• **Given exercise**:
Exact reproduction is required for the lines bounded by the one containing "Recreate this image as a Python" and the one containing "ax.set_facecolor('#f0f0f0')", both bounds included. Print them without any pictures.

Records with drawing code:
——
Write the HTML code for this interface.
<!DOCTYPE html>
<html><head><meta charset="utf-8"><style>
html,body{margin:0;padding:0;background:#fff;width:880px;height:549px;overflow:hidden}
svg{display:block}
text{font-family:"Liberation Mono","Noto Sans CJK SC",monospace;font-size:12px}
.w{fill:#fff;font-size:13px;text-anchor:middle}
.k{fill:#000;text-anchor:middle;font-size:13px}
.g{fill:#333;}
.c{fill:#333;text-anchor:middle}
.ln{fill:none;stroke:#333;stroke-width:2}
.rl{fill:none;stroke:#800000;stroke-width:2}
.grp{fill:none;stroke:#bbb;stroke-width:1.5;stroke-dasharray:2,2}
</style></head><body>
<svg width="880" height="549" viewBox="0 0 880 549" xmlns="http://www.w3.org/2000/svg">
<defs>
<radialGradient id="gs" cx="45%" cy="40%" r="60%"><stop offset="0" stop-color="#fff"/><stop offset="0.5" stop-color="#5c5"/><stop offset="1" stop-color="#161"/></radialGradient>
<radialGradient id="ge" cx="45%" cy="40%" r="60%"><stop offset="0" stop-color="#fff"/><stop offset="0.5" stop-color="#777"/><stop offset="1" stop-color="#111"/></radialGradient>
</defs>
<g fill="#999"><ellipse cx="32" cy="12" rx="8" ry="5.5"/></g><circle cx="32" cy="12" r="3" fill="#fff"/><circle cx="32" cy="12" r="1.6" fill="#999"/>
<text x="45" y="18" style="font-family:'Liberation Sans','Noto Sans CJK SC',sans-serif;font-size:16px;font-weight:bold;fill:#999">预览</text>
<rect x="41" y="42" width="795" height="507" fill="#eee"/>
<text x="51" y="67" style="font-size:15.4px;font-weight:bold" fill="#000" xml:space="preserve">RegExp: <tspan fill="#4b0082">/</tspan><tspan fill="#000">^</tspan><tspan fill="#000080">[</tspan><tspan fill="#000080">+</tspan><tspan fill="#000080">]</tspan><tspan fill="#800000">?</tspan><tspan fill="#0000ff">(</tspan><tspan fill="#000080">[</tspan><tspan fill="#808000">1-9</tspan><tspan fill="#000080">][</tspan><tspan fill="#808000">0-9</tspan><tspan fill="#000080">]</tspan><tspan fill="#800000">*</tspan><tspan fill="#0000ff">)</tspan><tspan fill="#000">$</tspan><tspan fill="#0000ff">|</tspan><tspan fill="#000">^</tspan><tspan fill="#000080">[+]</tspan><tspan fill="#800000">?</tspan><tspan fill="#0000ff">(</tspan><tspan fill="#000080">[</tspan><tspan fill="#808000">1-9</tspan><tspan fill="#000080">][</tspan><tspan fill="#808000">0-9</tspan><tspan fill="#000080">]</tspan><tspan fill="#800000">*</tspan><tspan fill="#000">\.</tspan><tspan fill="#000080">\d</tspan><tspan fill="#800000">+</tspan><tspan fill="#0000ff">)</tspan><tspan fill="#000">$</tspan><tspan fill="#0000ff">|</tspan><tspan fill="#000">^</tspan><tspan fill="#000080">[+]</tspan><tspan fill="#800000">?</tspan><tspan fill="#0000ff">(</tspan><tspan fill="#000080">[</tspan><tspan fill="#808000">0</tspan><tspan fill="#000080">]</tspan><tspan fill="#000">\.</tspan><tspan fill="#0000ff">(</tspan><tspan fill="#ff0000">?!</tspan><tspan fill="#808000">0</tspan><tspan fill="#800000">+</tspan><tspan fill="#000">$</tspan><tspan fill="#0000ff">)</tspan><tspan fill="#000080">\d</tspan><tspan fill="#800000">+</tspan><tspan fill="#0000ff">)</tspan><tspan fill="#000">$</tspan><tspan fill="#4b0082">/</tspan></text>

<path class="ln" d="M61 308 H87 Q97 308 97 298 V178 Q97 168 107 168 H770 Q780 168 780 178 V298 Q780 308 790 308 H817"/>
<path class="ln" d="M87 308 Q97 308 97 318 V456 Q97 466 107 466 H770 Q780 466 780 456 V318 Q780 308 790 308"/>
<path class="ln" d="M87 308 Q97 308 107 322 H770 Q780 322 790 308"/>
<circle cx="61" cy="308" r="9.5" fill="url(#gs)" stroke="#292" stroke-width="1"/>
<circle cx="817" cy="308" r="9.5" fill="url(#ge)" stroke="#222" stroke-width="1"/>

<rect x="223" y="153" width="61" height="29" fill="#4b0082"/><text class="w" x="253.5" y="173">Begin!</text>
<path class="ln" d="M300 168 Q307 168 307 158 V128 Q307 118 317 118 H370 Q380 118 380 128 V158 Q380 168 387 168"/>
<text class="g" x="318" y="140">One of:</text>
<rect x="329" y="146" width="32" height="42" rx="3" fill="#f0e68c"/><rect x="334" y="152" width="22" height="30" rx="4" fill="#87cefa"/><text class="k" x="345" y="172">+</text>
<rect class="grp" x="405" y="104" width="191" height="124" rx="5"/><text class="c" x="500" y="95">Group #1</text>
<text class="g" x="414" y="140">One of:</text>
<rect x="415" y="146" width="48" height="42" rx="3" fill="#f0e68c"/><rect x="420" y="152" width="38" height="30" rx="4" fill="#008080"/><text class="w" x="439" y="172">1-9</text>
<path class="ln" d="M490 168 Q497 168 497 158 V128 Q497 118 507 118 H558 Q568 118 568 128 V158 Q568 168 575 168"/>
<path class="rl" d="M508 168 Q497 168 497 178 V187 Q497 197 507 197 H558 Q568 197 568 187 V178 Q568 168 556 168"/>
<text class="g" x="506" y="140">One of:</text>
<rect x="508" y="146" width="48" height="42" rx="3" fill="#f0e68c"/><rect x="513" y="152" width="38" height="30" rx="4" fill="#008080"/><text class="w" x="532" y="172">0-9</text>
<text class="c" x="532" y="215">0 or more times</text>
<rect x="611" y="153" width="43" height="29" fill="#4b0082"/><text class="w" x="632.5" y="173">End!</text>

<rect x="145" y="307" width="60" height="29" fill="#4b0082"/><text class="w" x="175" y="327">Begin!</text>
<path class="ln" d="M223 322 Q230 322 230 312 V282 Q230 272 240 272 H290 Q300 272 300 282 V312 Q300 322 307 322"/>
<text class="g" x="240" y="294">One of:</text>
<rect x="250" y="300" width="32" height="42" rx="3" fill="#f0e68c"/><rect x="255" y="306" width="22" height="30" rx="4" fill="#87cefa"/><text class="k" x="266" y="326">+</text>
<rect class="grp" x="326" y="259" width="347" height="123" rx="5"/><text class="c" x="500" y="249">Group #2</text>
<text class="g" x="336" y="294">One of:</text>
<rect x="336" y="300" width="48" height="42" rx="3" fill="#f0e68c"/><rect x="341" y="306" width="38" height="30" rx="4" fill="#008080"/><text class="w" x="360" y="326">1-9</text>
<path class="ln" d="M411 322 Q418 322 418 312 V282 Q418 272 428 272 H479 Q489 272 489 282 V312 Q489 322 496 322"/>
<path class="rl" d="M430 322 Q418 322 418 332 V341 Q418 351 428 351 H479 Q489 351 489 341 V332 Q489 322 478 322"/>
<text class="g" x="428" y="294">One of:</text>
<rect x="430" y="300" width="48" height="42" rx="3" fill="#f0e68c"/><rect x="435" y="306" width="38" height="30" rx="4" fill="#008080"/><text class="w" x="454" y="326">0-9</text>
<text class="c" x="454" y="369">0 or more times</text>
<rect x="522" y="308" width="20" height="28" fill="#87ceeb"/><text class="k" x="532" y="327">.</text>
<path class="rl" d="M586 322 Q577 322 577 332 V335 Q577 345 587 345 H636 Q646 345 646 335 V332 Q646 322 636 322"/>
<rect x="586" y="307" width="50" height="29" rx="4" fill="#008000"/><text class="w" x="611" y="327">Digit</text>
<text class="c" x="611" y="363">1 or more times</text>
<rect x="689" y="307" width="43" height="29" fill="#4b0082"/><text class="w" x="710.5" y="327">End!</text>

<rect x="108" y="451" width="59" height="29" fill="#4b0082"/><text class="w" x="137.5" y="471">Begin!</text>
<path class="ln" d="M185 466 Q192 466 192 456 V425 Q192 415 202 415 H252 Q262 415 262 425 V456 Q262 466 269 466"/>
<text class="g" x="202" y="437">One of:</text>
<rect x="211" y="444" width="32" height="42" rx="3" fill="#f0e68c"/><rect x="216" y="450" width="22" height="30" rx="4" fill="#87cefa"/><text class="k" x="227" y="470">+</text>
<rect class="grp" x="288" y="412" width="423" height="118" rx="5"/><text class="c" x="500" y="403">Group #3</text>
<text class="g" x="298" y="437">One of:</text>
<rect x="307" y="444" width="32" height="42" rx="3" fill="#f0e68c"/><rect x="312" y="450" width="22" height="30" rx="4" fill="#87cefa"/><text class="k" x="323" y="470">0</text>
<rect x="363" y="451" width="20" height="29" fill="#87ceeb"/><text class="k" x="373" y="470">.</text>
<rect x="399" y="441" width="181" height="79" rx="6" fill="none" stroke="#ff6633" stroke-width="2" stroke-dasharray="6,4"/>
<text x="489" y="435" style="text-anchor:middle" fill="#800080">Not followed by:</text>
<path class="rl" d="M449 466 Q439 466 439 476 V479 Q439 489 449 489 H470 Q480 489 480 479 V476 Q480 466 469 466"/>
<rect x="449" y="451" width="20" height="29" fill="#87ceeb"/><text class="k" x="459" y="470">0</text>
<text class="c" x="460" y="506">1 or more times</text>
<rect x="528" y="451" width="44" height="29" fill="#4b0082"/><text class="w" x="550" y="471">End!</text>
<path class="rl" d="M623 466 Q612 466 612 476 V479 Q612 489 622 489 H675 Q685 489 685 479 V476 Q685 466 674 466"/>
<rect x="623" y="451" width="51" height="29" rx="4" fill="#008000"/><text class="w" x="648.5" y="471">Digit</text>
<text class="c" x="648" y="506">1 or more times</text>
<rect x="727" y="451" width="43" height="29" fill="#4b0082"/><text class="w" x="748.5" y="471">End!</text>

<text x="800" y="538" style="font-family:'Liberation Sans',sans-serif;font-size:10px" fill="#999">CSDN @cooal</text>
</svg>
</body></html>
——
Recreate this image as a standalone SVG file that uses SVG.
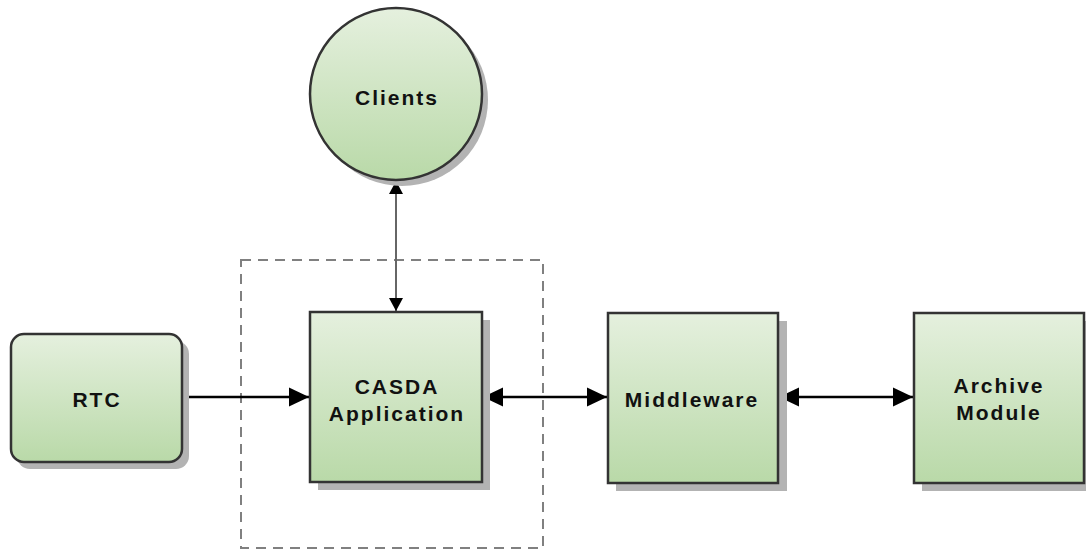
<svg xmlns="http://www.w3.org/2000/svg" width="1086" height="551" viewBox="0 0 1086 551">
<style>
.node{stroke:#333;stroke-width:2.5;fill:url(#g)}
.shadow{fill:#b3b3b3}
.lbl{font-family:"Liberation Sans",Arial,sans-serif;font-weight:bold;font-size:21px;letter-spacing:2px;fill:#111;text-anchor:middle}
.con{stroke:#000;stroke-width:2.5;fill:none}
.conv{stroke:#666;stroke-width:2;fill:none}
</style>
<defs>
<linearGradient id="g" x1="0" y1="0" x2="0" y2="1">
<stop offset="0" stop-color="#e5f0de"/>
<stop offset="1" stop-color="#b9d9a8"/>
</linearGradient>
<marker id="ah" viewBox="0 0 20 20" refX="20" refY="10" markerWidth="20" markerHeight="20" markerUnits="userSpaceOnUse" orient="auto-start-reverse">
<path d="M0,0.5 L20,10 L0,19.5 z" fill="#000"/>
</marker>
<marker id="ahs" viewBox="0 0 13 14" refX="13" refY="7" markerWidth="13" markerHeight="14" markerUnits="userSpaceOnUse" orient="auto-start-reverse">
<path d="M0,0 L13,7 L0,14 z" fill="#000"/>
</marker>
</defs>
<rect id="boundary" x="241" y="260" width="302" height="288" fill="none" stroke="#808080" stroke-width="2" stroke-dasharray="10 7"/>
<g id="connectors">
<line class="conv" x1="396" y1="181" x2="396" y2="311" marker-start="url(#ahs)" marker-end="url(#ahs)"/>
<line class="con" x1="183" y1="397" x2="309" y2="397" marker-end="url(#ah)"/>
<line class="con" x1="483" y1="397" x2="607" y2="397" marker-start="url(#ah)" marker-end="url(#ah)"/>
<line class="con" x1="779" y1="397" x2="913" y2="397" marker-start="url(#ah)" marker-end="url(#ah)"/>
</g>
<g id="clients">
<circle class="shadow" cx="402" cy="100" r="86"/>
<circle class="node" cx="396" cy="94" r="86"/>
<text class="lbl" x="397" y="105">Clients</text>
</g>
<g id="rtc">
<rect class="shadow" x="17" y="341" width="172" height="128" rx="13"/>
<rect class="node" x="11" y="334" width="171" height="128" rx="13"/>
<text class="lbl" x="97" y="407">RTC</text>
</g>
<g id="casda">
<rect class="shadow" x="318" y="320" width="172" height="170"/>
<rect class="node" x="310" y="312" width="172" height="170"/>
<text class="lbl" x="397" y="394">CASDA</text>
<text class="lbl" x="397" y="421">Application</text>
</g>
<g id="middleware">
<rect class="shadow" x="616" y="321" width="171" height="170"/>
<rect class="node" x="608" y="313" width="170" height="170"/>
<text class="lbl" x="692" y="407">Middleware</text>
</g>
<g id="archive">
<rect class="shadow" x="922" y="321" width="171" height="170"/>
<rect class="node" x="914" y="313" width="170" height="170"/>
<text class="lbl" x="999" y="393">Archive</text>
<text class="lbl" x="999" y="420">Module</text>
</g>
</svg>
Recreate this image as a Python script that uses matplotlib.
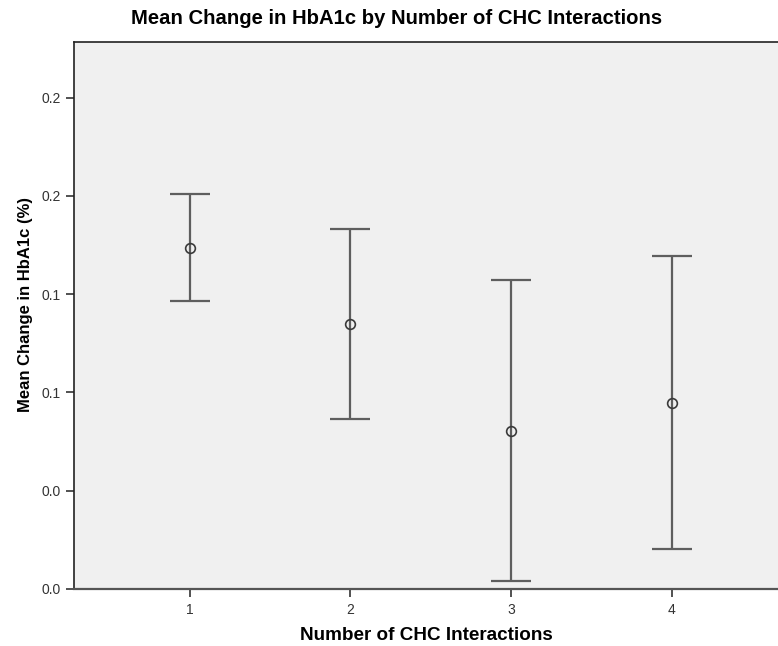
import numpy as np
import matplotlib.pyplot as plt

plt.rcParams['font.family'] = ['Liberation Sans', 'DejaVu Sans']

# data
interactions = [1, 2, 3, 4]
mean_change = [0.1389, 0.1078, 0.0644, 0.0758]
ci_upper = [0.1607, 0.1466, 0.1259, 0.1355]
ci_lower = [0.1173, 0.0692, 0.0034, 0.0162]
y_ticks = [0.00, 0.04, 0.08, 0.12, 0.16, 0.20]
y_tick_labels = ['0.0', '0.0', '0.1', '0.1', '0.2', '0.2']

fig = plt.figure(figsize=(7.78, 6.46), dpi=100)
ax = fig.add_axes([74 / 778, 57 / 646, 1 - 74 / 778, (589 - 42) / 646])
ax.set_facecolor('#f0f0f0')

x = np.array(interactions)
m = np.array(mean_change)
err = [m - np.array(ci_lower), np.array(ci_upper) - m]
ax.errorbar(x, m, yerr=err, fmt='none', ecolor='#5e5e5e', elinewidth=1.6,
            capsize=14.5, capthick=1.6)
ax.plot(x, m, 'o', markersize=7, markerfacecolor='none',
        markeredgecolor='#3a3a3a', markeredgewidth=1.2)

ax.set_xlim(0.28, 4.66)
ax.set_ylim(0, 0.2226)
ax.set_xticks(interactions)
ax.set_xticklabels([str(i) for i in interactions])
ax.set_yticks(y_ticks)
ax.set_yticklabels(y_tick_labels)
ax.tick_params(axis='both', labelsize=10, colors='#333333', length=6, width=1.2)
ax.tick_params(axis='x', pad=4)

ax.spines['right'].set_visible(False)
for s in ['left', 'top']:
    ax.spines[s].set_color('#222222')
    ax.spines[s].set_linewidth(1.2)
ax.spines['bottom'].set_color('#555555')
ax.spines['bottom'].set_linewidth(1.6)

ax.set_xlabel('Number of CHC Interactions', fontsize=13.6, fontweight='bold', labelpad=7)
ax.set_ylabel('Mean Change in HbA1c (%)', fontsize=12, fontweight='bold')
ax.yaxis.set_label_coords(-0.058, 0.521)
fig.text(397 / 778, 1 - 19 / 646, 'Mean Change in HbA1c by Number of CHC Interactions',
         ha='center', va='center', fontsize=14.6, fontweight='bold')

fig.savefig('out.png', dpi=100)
——
• **Completed exercise**:
Recreate this image as a Python script that uses matplotlib.
import numpy as np
import matplotlib.pyplot as plt

plt.rcParams['font.family'] = ['Liberation Sans', 'DejaVu Sans']

# data
interactions = [1, 2, 3, 4]
mean_change = [0.1389, 0.1078, 0.0644, 0.0758]
ci_upper = [0.1607, 0.1466, 0.1259, 0.1355]
ci_lower = [0.1173, 0.0692, 0.0034, 0.0162]
y_ticks = [0.00, 0.04, 0.08, 0.12, 0.16, 0.20]
y_tick_labels = ['0.0', '0.0', '0.1', '0.1', '0.2', '0.2']

fig = plt.figure(figsize=(7.78, 6.46), dpi=100)
ax = fig.add_axes([74 / 778, 57 / 646, 1 - 74 / 778, (589 - 42) / 646])
ax.set_facecolor('#f0f0f0')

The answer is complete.